「自己形成性は理論上は唱えられていた考えでしたが、実際の効果については疑問視するエンジニアや学者も少なくありませんでした。そこで実際に成形物を作って20μmずつ削って分子構造を確認したところ、やはり理論通りの組織にそろっていました。この検証作業だけで50時間を費やしました」(朝野氏)。
実際にバンパーを成形したところ、従来より流動性は高く、2mmの肉厚でも流動長450mmを確保していることが分かった。これにより、従来より20%軽量な薄肉軽量バンパーを作ることが可能になった。
「ただ、樹脂をフルパワーで射出させていたところ成形機が壊れて、その交換のために工場の柱を切断しなければならなくなりました。工場を拡張するために柱を取り去ったという話は聞いたことがありますが、機械を入れ替えるために工場の柱を切断したのはウチくらいじゃないでしょうか(笑)」(朝野氏)。
長年使用してきたというから、そろそろ機械が寿命だったということか。薄肉化したことで冷却のための時間も短縮できたことから、製品のサイクルタイムはほぼ半減し、28.6秒を実現できているという。成形機は増やすことなく、生産量を上げることも実現できたことになる。「サイクルタイムを28秒以下に短縮すると、作業員が追い付かなくなってしまいます。そういう意味でもこの辺りが生産効率としては限界ですね」(朝野氏)。
高分子と低分子の材料を組み合せただけなので、従来よりもむしろ材料費は安くなっているという。
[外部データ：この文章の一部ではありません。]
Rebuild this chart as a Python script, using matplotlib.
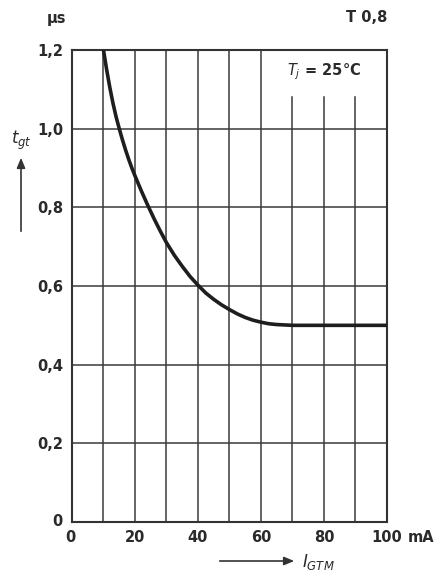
import matplotlib
matplotlib.use("Agg")
import matplotlib.pyplot as plt

# Data
i_gtm = [10, 11, 12, 13, 14, 15, 16, 17, 18, 19, 20, 22, 24, 26, 28, 30, 32.5, 35, 37.5, 40,
         42.5, 45, 47.5, 50, 52.5, 55, 57.5, 60, 62.5, 65, 67.5, 70, 80, 90, 100]
t_gt = [1.200, 1.150, 1.105, 1.065, 1.030, 1.000, 0.972, 0.946, 0.922, 0.900, 0.880, 0.842,
        0.806, 0.772, 0.740, 0.710, 0.678, 0.650, 0.624, 0.602, 0.582, 0.566, 0.552, 0.540,
        0.529, 0.520, 0.513, 0.508, 0.504, 0.502, 0.501, 0.500, 0.500, 0.500, 0.500]

x_ticks = [0, 20, 40, 60, 80, 100]
x_tick_labels = ["0", "20", "40", "60", "80", "100"]
y_ticks = [0.2, 0.4, 0.6, 0.8, 1.0, 1.2]
y_tick_labels = ["0,2", "0,4", "0,6", "0,8", "1,0", "1,2"]
x_grid = [10, 20, 30, 40, 50, 60]
x_grid_short = [70, 80, 90]

W, H = 439, 578
fig = plt.figure(figsize=(W / 100, H / 100), dpi=100)
fig.patch.set_facecolor("white")
L, R, T, B = 72, 387, 50, 522
ax = fig.add_axes([L / W, 1 - B / H, (R - L) / W, (B - T) / H])
ax.set_xlim(0, 100)
ax.set_ylim(0, 1.2)

txt = "#2a2a2a"
grid_c = "#3a3a3a"
for x in x_grid:
    ax.plot([x, x], [0, 1.2], color=grid_c, lw=1.1, zorder=1)
for x in x_grid_short:
    ax.plot([x, x], [0, 1.08], color=grid_c, lw=1.1, zorder=1)
for y in y_ticks[:-1]:
    ax.plot([0, 100], [y, y], color=grid_c, lw=1.1, zorder=1)

ax.plot(i_gtm, t_gt, color="#1e1e1e", lw=2.6, zorder=3, solid_capstyle="butt",
        solid_joinstyle="round")

for s in ax.spines.values():
    s.set_linewidth(1.5)
    s.set_color("#333333")

ax.set_xticks(x_ticks[1:])
ax.set_xticklabels(x_tick_labels[1:])
ax.set_yticks(y_ticks)
ax.set_yticklabels(y_tick_labels)
ax.tick_params(length=0, labelsize=10.5, colors=txt, pad=6)
for lab in ax.get_xticklabels() + ax.get_yticklabels():
    lab.set_fontweight("bold")

fp = dict(fontsize=10.5, color=txt, fontweight="bold")
# zero labels
fig.text(63 / W, 1 - 522 / H, "0", ha="right", va="center", **fp)
fig.text(70 / W, 1 - 538 / H, "0", ha="center", va="center", **fp)
fig.text(408 / W, 1 - 538 / H, "mA", ha="left", va="center", **fp)

fig.text(47 / W, 1 - 18 / H, "µs", ha="left", va="center", **fp)
fig.text(387 / W, 1 - 18 / H, "T 0,8", ha="right", va="center", **fp)

ax.text(80, 1.145, r"$T_j$ = 25°C", ha="center", va="center", fontsize=10.5,
        color=txt, fontweight="bold")

# y-axis label with arrow
fig.text(21 / W, 1 - 140 / H, r"$t_{gt}$", ha="center", va="center", fontsize=12, color=txt)
fig.add_artist(matplotlib.patches.FancyArrowPatch(
    (21 / W, 1 - 234 / H), (21 / W, 1 - 155 / H), transform=fig.transFigure,
    arrowstyle="-|>,head_length=6,head_width=2.5", color="#333333", lw=1.2, mutation_scale=1))

# x-axis label with arrow
fig.add_artist(matplotlib.patches.FancyArrowPatch(
    (217 / W, 1 - 561 / H), (297 / W, 1 - 561 / H), transform=fig.transFigure,
    arrowstyle="-|>,head_length=6,head_width=2.5", color="#333333", lw=1.2, mutation_scale=1))
fig.text(302 / W, 1 - 562 / H, r"$I_{GTM}$", ha="left", va="center", fontsize=12, color=txt)

fig.savefig("out.png", dpi=100)
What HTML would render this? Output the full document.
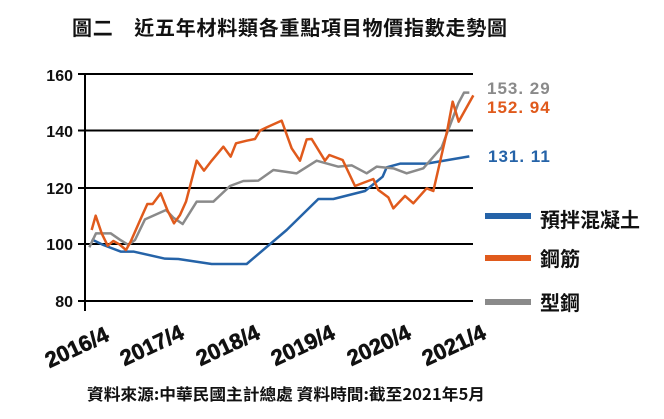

この技術は2012年に発売された先代のCX-5から導入され、それ以降のマツダ車に採用されている。
マツダは樹脂部品の改良で、軽量・高剛性化だけではなく意匠性の向上にも取り組んでいる。その例が、塗装なしでピアノブラックの質感を実現したバイオエンプラだ。ライトウェイトスポーツカー「ロードスター RF」で外装部品に採用されている。